START Dataset content

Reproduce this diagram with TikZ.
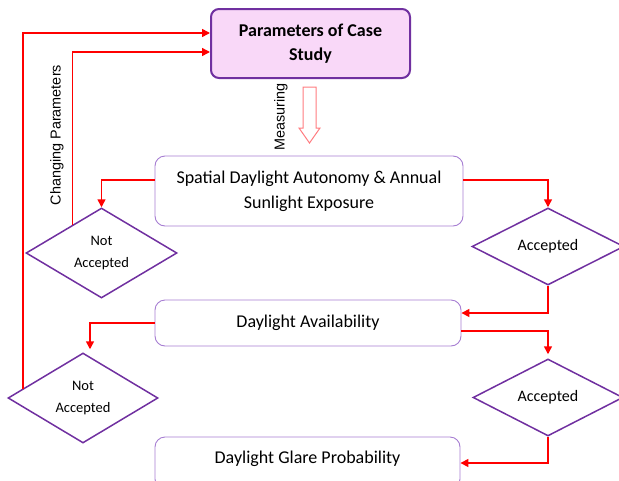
\documentclass[tikz,border=0pt]{standalone}
\usepackage{fontspec}
\setmainfont{Carlito}
\newfontfamily\arialfont{Liberation Sans}
\usepackage{xcolor}
\usepackage{tikz}
\usetikzlibrary{arrows.meta,shapes.geometric}

\definecolor{frame}{HTML}{7030A0}
\definecolor{lightframe}{HTML}{A67DD2}
\definecolor{paramfill}{HTML}{F9D8F8}
\definecolor{measure}{HTML}{FF7C80}

\begin{document}
\begin{tikzpicture}[
  x=1pt, y=-1pt,
  every node/.style={font=\fontsize{18}{25}\selectfont},
  param/.style={rectangle, draw=frame, line width=2pt, fill=paramfill,
                rounded corners=8pt, align=center,
                minimum width=199pt, minimum height=69pt,
                font=\bfseries\fontsize{18}{24}\selectfont},
  block/.style={rectangle, draw=lightframe, line width=0.9pt,
                rounded corners=10pt, align=center},
  check/.style={diamond, draw=frame, line width=1.5pt, align=center,
                inner sep=0pt, font=\fontsize{16}{22}\selectfont},
  side/.style={font=\arialfont\fontsize{14.4}{17}\selectfont, rotate=90},
  arr/.style={-{Triangle[length=8pt,width=8pt]}, red, line width=1.5pt},
]
\clip (0,0) rectangle (619,480);

\node[param] (param) at (310.5,43.5) {Parameters of Case\\Study};
\node[block, minimum width=308pt, minimum height=70pt]
                            (sda)   at (309,191)
                                    {Spatial Daylight Autonomy \& Annual\\
                                     Sunlight Exposure};
\node[block, minimum width=306pt, minimum height=46pt]
                            (avail) at (308,323) {Daylight Availability};
\node[block, minimum width=305pt, minimum height=52pt, text depth=12pt]
                            (glare) at (307.5,463) {Daylight Glare Probability};

\node[check, minimum width=151pt, minimum height=90pt, font=\fontsize{14.5}{22}\selectfont]
                            (na1)   at (101.5,253) {Not\\Accepted};
\node[check, minimum width=152pt, minimum height=77pt]
                            (a1)    at (548,246.5) {Accepted};
\node[check, minimum width=150pt, minimum height=90pt, font=\fontsize{14.5}{22}\selectfont]
                            (na2)   at (83,398) {Not\\Accepted};
\node[check, minimum width=150pt, minimum height=77pt]
                            (a2)    at (548,397.5) {Accepted};

\node[side] (measuring) at (281,117) {Measuring};
\node[side] (changing)  at (57,135)  {Changing Parameters};

% hollow block arrow under the case study box
\draw[measure, line width=1pt, fill=white]
  (303,87) -- (316,87) -- (316,128) -- (320,128) -- (309.5,143)
  -- (299,128) -- (303,128) -- cycle;

\draw[arr] ([yshift=11pt]sda.west) -| (na1.north);
\draw[arr] ([yshift=11pt]sda.east) -| (a1.north);
\draw[arr] (a1.south) |- ([yshift=10pt]avail.east);
\draw[arr] (avail.west) -| ([xshift=7pt,yshift=3pt]na2.north);
\draw[arr] ([yshift=-8pt]avail.east) -| ([yshift=4pt]a2.north);
\draw[arr] (a2.south) |- (glare.east);
\draw[arr] (na1.136) |- ([yshift=-8.5pt]param.west);
\draw[arr] (na2.171) |- ([yshift=10.5pt]param.west);
\end{tikzpicture}
\end{document}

END Dataset content

• What the task asks
Write out the listing word for word, omitting the pictures it holds.

• Correct result
Reproduce this diagram with TikZ.
\documentclass[tikz,border=0pt]{standalone}
\usepackage{fontspec}
\setmainfont{Carlito}
\newfontfamily\arialfont{Liberation Sans}
\usepackage{xcolor}
\usepackage{tikz}
\usetikzlibrary{arrows.meta,shapes.geometric}

\definecolor{frame}{HTML}{7030A0}
\definecolor{lightframe}{HTML}{A67DD2}
\definecolor{paramfill}{HTML}{F9D8F8}
\definecolor{measure}{HTML}{FF7C80}

\begin{document}
\begin{tikzpicture}[
  x=1pt, y=-1pt,
  every node/.style={font=\fontsize{18}{25}\selectfont},
  param/.style={rectangle, draw=frame, line width=2pt, fill=paramfill,
                rounded corners=8pt, align=center,
                minimum width=199pt, minimum height=69pt,
                font=\bfseries\fontsize{18}{24}\selectfont},
  block/.style={rectangle, draw=lightframe, line width=0.9pt,
                rounded corners=10pt, align=center},
  check/.style={diamond, draw=frame, line width=1.5pt, align=center,
                inner sep=0pt, font=\fontsize{16}{22}\selectfont},
  side/.style={font=\arialfont\fontsize{14.4}{17}\selectfont, rotate=90},
  arr/.style={-{Triangle[length=8pt,width=8pt]}, red, line width=1.5pt},
]
\clip (0,0) rectangle (619,480);

\node[param] (param) at (310.5,43.5) {Parameters of Case\\Study};
\node[block, minimum width=308pt, minimum height=70pt]
                            (sda)   at (309,191)
                                    {Spatial Daylight Autonomy \& Annual\\
                                     Sunlight Exposure};
\node[block, minimum width=306pt, minimum height=46pt]
                            (avail) at (308,323) {Daylight Availability};
\node[block, minimum width=305pt, minimum height=52pt, text depth=12pt]
                            (glare) at (307.5,463) {Daylight Glare Probability};

\node[check, minimum width=151pt, minimum height=90pt, font=\fontsize{14.5}{22}\selectfont]
                            (na1)   at (101.5,253) {Not\\Accepted};
\node[check, minimum width=152pt, minimum height=77pt]
                            (a1)    at (548,246.5) {Accepted};
\node[check, minimum width=150pt, minimum height=90pt, font=\fontsize{14.5}{22}\selectfont]
                            (na2)   at (83,398) {Not\\Accepted};
\node[check, minimum width=150pt, minimum height=77pt]
                            (a2)    at (548,397.5) {Accepted};

\node[side] (measuring) at (281,117) {Measuring};
\node[side] (changing)  at (57,135)  {Changing Parameters};

% hollow block arrow under the case study box
\draw[measure, line width=1pt, fill=white]
  (303,87) -- (316,87) -- (316,128) -- (320,128) -- (309.5,143)
  -- (299,128) -- (303,128) -- cycle;

\draw[arr] ([yshift=11pt]sda.west) -| (na1.north);
\draw[arr] ([yshift=11pt]sda.east) -| (a1.north);
\draw[arr] (a1.south) |- ([yshift=10pt]avail.east);
\draw[arr] (avail.west) -| ([xshift=7pt,yshift=3pt]na2.north);
\draw[arr] ([yshift=-8pt]avail.east) -| ([yshift=4pt]a2.north);
\draw[arr] (a2.south) |- (glare.east);
\draw[arr] (na1.136) |- ([yshift=-8.5pt]param.west);
\draw[arr] (na2.171) |- ([yshift=10.5pt]param.west);
\end{tikzpicture}
\end{document}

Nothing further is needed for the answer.